The constitutionality of an act of the legislature can not be raised for the first time in the Court of Appeals when there was opportunity to do so in the trial court. Treating the act in question as constitutional, in the absence of an attack thereon, it was error in this case to overrule the ground of the demurrer to the petition for libel against a newspaper and another, raising the question that the action was prematurely brought.
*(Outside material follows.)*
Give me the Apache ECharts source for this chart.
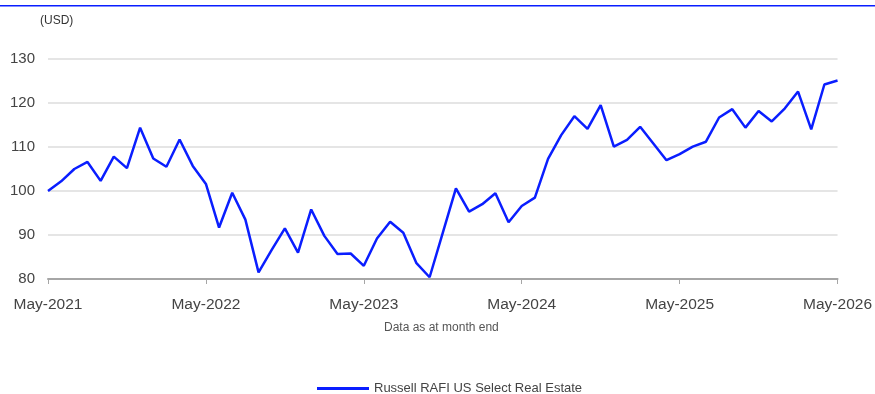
<!DOCTYPE html>
<html>
<head>
<meta charset="utf-8">
<script src="https://cdn.jsdelivr.net/npm/echarts@6/dist/echarts.min.js"></script>
<style>
html,body{margin:0;padding:0;background:#fff;}
#chart{width:875px;height:394px;}
</style>
</head>
<body>
<div id="chart"></div>
<script>
const months = ["Jan","Feb","Mar","Apr","May","Jun","Jul","Aug","Sep","Oct","Nov","Dec"];
const categories = [];
for (let y = 2021; y <= 2026; y++) {
  for (let m = 0; m < 12; m++) {
    if ((y === 2021 && m < 4) || (y === 2026 && m > 4)) continue;
    categories.push(months[m] + "-" + y);
  }
}
const seriesName = "Russell RAFI US Select Real Estate";
const values = [
  100.0, 102.2, 105.0, 106.6, 102.3, 107.8, 105.2, 114.4, 107.4, 105.5, 111.7, 105.7,
  101.6, 91.7, 99.6, 93.5, 81.5, 86.6, 91.5, 86.0, 95.8, 89.8, 85.7, 85.8,
  83.0, 89.2, 93.0, 90.5, 83.6, 80.4, 90.5, 100.6, 95.3, 97.0, 99.5, 92.9,
  96.6, 98.5, 107.3, 112.7, 117.0, 114.1, 119.5, 110.1, 111.6, 114.6, 110.8, 107.0,
  108.4, 110.1, 111.2, 116.7, 118.6, 114.4, 118.2, 115.8, 118.8, 122.6, 114.0, 124.2,
  125.1
];
const yTicks = { min: 80, max: 130, interval: 10 };
const unitLabel = "(USD)";
const footnote = "Data as at month end";

const chart = echarts.init(document.getElementById('chart'), null, { renderer: 'canvas' });
chart.setOption({
  animation: false,
  textStyle: { fontFamily: 'Liberation Sans, Arial, sans-serif' },
  grid: { left: 48, right: 37, top: 59, bottom: 115, containLabel: false },
  graphic: [
    { type: 'rect', shape: { x: 0, y: 5, width: 875, height: 1.5 }, style: { fill: '#0a1eff' } },
    { type: 'text', left: 40, top: 15, style: { text: unitLabel, fill: '#333', font: '12px Liberation Sans, Arial, sans-serif' } },
    { type: 'text', left: 384, top: 322, style: { text: footnote, fill: '#555', font: '12px Liberation Sans, Arial, sans-serif' } }
  ],
  legend: {
    top: 382,
    left: 317,
    padding: 0,
    itemWidth: 52,
    itemHeight: 3,
    icon: 'rect',
    textStyle: { color: '#444', fontSize: 13, fontFamily: 'Liberation Sans, Arial, sans-serif' },
    data: [seriesName]
  },
  xAxis: {
    type: 'category',
    data: categories,
    boundaryGap: false,
    axisLine: { lineStyle: { color: '#a6a6a6', width: 2 } },
    axisTick: { show: true, interval: 11, length: 5, lineStyle: { color: '#a6a6a6', width: 1 } },
    axisLabel: { interval: 11, color: '#444', fontSize: 15.5, margin: 18 },
    splitLine: { show: false }
  },
  yAxis: {
    type: 'value',
    min: yTicks.min, max: yTicks.max, interval: yTicks.interval,
    axisLine: { show: false },
    axisTick: { show: false },
    axisLabel: { color: '#444', fontSize: 15, margin: 13 },
    splitLine: { lineStyle: { color: '#dcdcdc', width: 1.5 } }
  },
  series: [{
    name: seriesName,
    type: 'line',
    data: values,
    symbol: 'none',
    lineStyle: { color: '#0a1eff', width: 2.5 },
    itemStyle: { color: '#0a1eff' }
  }]
});
</script>
</body>
</html>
DECIDED FEBRUARY 15, 1940. E. H. Kelly sued E. P. Hall Jr., doing business under the trade-name "Walker County Messenger," and J. C. Keown, individually, and as a member of the "taxpayers' committee," for damages for libel alleged to have been published by the defendants in a series of articles in the newspaper "Walker County Messenger." The general and special demurrers of the defendants were overruled and they excepted. One ground of demurrer was that the action was prematurely brought for the reason that no notice in writing had been given to the publisher of the newspaper, "specifying the article and the statements therein which he claims to be false and defamatory and further stating in said notice what the complaining party claims to be the true state of facts," as required by Ga. L. 1939, p. 343, which act provides that such notice must be given to the newspaper before any civil action can be filed because of any publication of a libel in a newspaper. The alleged libel occurred before the passage of the act of 1939, and the suit was filed after its passage.
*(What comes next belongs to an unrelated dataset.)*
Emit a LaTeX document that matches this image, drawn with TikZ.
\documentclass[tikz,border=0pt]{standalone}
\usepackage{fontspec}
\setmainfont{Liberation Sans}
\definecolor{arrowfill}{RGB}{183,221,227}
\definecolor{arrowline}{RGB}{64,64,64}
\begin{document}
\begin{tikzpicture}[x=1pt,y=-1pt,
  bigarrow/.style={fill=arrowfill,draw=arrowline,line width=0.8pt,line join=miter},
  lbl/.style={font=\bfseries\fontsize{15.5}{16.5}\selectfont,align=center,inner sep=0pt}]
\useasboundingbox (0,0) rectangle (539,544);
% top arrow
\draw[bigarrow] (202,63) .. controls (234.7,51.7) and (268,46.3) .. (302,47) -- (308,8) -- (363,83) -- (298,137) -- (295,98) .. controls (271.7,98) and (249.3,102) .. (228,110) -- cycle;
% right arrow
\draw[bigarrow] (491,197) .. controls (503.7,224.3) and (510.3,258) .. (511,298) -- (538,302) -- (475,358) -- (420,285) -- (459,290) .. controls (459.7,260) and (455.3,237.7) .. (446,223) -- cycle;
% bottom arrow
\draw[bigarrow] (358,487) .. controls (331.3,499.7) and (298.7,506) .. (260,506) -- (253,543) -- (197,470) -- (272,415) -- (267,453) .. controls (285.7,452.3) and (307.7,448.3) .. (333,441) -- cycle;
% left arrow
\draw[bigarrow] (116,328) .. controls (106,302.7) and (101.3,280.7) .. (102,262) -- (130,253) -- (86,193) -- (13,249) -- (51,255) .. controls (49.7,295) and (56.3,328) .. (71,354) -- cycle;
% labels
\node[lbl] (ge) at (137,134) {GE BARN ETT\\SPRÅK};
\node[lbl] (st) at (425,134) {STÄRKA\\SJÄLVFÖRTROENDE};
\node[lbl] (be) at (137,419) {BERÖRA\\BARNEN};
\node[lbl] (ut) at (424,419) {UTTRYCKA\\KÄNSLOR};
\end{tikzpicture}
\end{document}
1. This demurrer should have been sustained. The act of 1939 specifically excepted from its operation such actions as were pending at the time of its passage, thereby evidencing a clear and indisputable intention that it should apply to causes of action then in existence on which no suits had been filed. This law was on the statute books at the time the instant suit was filed, and was and is presumed to be constitutional and valid until it is attacked and set aside. The plaintiff below made no attack whatsoever upon the statute in his petition, or otherwise in the lower court, so far as the record shows, and it is too well settled to require citation of authority that unless it appears from the record that a constitutional question was raised and passed on by the trial court, provided there was opportunity to do so, the question can not be raised on appeal. In this case the act took away from the plaintiff certain rights. Whether they were vested or not we are not required to say. In order for the plaintiff to maintain an action to enforce the rights taken away by the act it was incumbent upon him to affirmatively assert its unconstitutionality and invalidity in his suit, because otherwise the validity of the law was presumed and its application to his case written into his petition, as it were. In passing *Page 696 on this demurrer the trial court evidently decided that the act was unconstitutional as to this plaintiff, but he was not authorized to do so because the question was not before him and it was his duty under the circumstances to treat the act as constitutional and valid. In this view it was error for the court to overrule the demurrer under discussion. This conclusion renders it unnecessary to pass on the other questions involved.
Judgment reversed. Sutton, J., concurs.